BEGIN Data supplied

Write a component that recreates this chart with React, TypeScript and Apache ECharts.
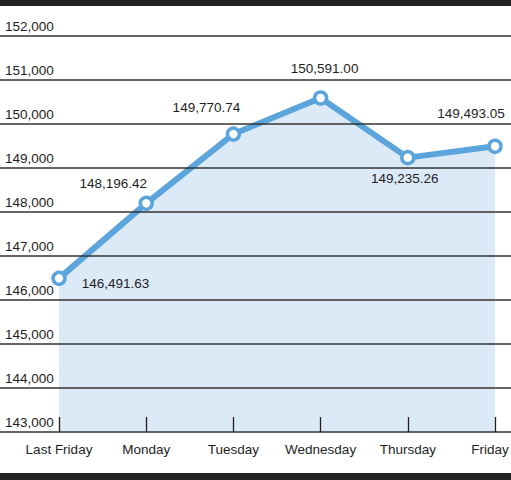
import { useEffect, useRef } from 'react'
import * as echarts from 'echarts'

// Weekly closing values, Last Friday → Friday.
const days = ['Last Friday', 'Monday', 'Tuesday', 'Wednesday', 'Thursday', 'Friday']
const closes = [146491.63, 148196.42, 149770.74, 150591.0, 149235.26, 149493.05]
const closeLabels = ['146,491.63', '148,196.42', '149,770.74', '150,591.00', '149,235.26', '149,493.05']

const Y_MIN = 143000
const Y_MAX = 152000
const Y_STEP = 1000

const COLOR = {
  line: '#5ba5dc',
  area: '#dce9f7',
  ink: '#1e1e1e',
  rule: '#333333',
  bar: '#222222',
}

const FONT = "'Liberation Sans', Arial, sans-serif"
const FS = 13.5

// label placement per point (position, distance, offset)
const labelPlace: Array<{ position: string; distance: number; offset: [number, number] }> = [
  { position: 'right', distance: 15, offset: [0, 5] },
  { position: 'top', distance: 5, offset: [-33, 0] },
  { position: 'top', distance: 12, offset: [-27, 0] },
  { position: 'top', distance: 15, offset: [4, 0] },
  { position: 'bottom', distance: 6, offset: [-3, 0] },
  { position: 'top', distance: 18, offset: [-24, 0] },
]

function buildOption(): echarts.EChartsOption {
  return {
    animation: false,
    backgroundColor: '#ffffff',
    textStyle: { fontFamily: FONT },
    grid: [
      { left: 59, right: 16, top: 36, bottom: 48, outerBoundsMode: 'none' } as any,
      { left: 0, right: 0, top: 36, bottom: 48, outerBoundsMode: 'none' } as any,
    ],
    xAxis: [
      {
        type: 'category',
        gridIndex: 0,
        data: days,
        boundaryGap: false,
        z: 10,
        axisLine: { show: false },
        axisTick: { show: true, inside: true, length: 15, lineStyle: { color: COLOR.ink, width: 1.3 } },
        axisLabel: {
          color: COLOR.ink,
          fontSize: FS,
          fontFamily: FONT,
          margin: 10,
          interval: 0,
          formatter: (v: string) => (v === 'Friday' ? `{last|${v}}` : v),
          rich: { last: { fontSize: FS, fontFamily: FONT, color: COLOR.ink, padding: [0, 10, 0, 0] } },
        },
        splitLine: { show: false },
      },
      {
        type: 'value',
        gridIndex: 1,
        min: 0,
        max: 1,
        show: false,
      },
    ],
    yAxis: [
      {
        type: 'value',
        gridIndex: 0,
        min: Y_MIN,
        max: Y_MAX,
        interval: Y_STEP,
        show: false,
      },
      {
        type: 'value',
        gridIndex: 1,
        min: Y_MIN,
        max: Y_MAX,
        interval: Y_STEP,
        z: 10,
        axisLine: { show: false },
        axisTick: { show: false },
        axisLabel: {
          inside: true,
          margin: 5,
          align: 'left',
          verticalAlign: 'bottom',
          padding: [0, 0, 3, 0],
          color: COLOR.ink,
          fontSize: FS,
          fontFamily: FONT,
          formatter: (v: number) => v.toLocaleString('en-US'),
        },
        splitLine: { show: true, lineStyle: { color: COLOR.rule, width: 1.5 } },
      },
    ],
    graphic: [
      { type: 'rect', left: 0, top: 0, shape: { width: 511, height: 6 }, style: { fill: COLOR.bar } },
      { type: 'rect', left: 0, top: 473, shape: { width: 511, height: 7 }, style: { fill: COLOR.bar } },
    ],
    series: [
      {
        type: 'line',
        xAxisIndex: 0,
        yAxisIndex: 0,
        z: 3,
        data: closes.map((v, i) => ({
          value: v,
          label: {
            show: true,
            formatter: closeLabels[i],
            position: labelPlace[i].position as any,
            distance: labelPlace[i].distance,
            offset: labelPlace[i].offset,
          },
        })),
        symbol: 'circle',
        symbolSize: 12,
        showSymbol: true,
        lineStyle: { color: COLOR.line, width: 6 },
        itemStyle: { color: '#ffffff', borderColor: COLOR.line, borderWidth: 3.5 },
        areaStyle: { color: COLOR.area, opacity: 1, origin: 'start' },
        label: { color: COLOR.ink, fontSize: FS, fontFamily: FONT },
        emphasis: { disabled: true },
      },
    ],
  }
}

export default function App() {
  const ref = useRef<HTMLDivElement>(null)

  useEffect(() => {
    document.body.style.margin = '0'
    const el = ref.current
    if (!el) return
    const chart = echarts.init(el, undefined, { renderer: 'svg' })
    chart.setOption(buildOption())
    return () => chart.dispose()
  }, [])

  return <div ref={ref} style={{ width: 511, height: 480 }} />
}
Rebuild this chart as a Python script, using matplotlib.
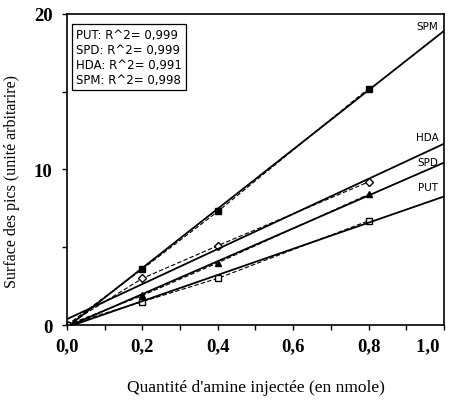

END Data supplied

Work to be completed
Each entry must be retyped word for word, with every image omitted.

Written reply
Write a component that recreates this chart with React, TypeScript and Apache ECharts.
import { useEffect, useRef } from 'react'
import * as echarts from 'echarts'

// Weekly closing values, Last Friday → Friday.
const days = ['Last Friday', 'Monday', 'Tuesday', 'Wednesday', 'Thursday', 'Friday']
const closes = [146491.63, 148196.42, 149770.74, 150591.0, 149235.26, 149493.05]
const closeLabels = ['146,491.63', '148,196.42', '149,770.74', '150,591.00', '149,235.26', '149,493.05']

const Y_MIN = 143000
const Y_MAX = 152000
const Y_STEP = 1000

const COLOR = {
  line: '#5ba5dc',
  area: '#dce9f7',
  ink: '#1e1e1e',
  rule: '#333333',
  bar: '#222222',
}

const FONT = "'Liberation Sans', Arial, sans-serif"
const FS = 13.5

// label placement per point (position, distance, offset)
const labelPlace: Array<{ position: string; distance: number; offset: [number, number] }> = [
  { position: 'right', distance: 15, offset: [0, 5] },
  { position: 'top', distance: 5, offset: [-33, 0] },
  { position: 'top', distance: 12, offset: [-27, 0] },
  { position: 'top', distance: 15, offset: [4, 0] },
  { position: 'bottom', distance: 6, offset: [-3, 0] },
  { position: 'top', distance: 18, offset: [-24, 0] },
]

function buildOption(): echarts.EChartsOption {
  return {
    animation: false,
    backgroundColor: '#ffffff',
    textStyle: { fontFamily: FONT },
    grid: [
      { left: 59, right: 16, top: 36, bottom: 48, outerBoundsMode: 'none' } as any,
      { left: 0, right: 0, top: 36, bottom: 48, outerBoundsMode: 'none' } as any,
    ],
    xAxis: [
      {
        type: 'category',
        gridIndex: 0,
        data: days,
        boundaryGap: false,
        z: 10,
        axisLine: { show: false },
        axisTick: { show: true, inside: true, length: 15, lineStyle: { color: COLOR.ink, width: 1.3 } },
        axisLabel: {
          color: COLOR.ink,
          fontSize: FS,
          fontFamily: FONT,
          margin: 10,
          interval: 0,
          formatter: (v: string) => (v === 'Friday' ? `{last|${v}}` : v),
          rich: { last: { fontSize: FS, fontFamily: FONT, color: COLOR.ink, padding: [0, 10, 0, 0] } },
        },
        splitLine: { show: false },
      },
      {
        type: 'value',
        gridIndex: 1,
        min: 0,
        max: 1,
        show: false,
      },
    ],
    yAxis: [
      {
        type: 'value',
        gridIndex: 0,
        min: Y_MIN,
        max: Y_MAX,
        interval: Y_STEP,
        show: false,
      },
      {
        type: 'value',
        gridIndex: 1,
        min: Y_MIN,
        max: Y_MAX,
        interval: Y_STEP,
        z: 10,
        axisLine: { show: false },
        axisTick: { show: false },
        axisLabel: {
          inside: true,
          margin: 5,
          align: 'left',
          verticalAlign: 'bottom',
          padding: [0, 0, 3, 0],
          color: COLOR.ink,
          fontSize: FS,
          fontFamily: FONT,
          formatter: (v: number) => v.toLocaleString('en-US'),
        },
        splitLine: { show: true, lineStyle: { color: COLOR.rule, width: 1.5 } },
      },
    ],
    graphic: [
      { type: 'rect', left: 0, top: 0, shape: { width: 511, height: 6 }, style: { fill: COLOR.bar } },
      { type: 'rect', left: 0, top: 473, shape: { width: 511, height: 7 }, style: { fill: COLOR.bar } },
    ],
    series: [
      {
        type: 'line',
        xAxisIndex: 0,
        yAxisIndex: 0,
        z: 3,
        data: closes.map((v, i) => ({
          value: v,
          label: {
            show: true,
            formatter: closeLabels[i],
            position: labelPlace[i].position as any,
            distance: labelPlace[i].distance,
            offset: labelPlace[i].offset,
          },
        })),
        symbol: 'circle',
        symbolSize: 12,
        showSymbol: true,
        lineStyle: { color: COLOR.line, width: 6 },
        itemStyle: { color: '#ffffff', borderColor: COLOR.line, borderWidth: 3.5 },
        areaStyle: { color: COLOR.area, opacity: 1, origin: 'start' },
        label: { color: COLOR.ink, fontSize: FS, fontFamily: FONT },
        emphasis: { disabled: true },
      },
    ],
  }
}

export default function App() {
  const ref = useRef<HTMLDivElement>(null)

  useEffect(() => {
    document.body.style.margin = '0'
    const el = ref.current
    if (!el) return
    const chart = echarts.init(el, undefined, { renderer: 'svg' })
    chart.setOption(buildOption())
    return () => chart.dispose()
  }, [])

  return <div ref={ref} style={{ width: 511, height: 480 }} />
}
Rebuild this chart as a Python script, using matplotlib.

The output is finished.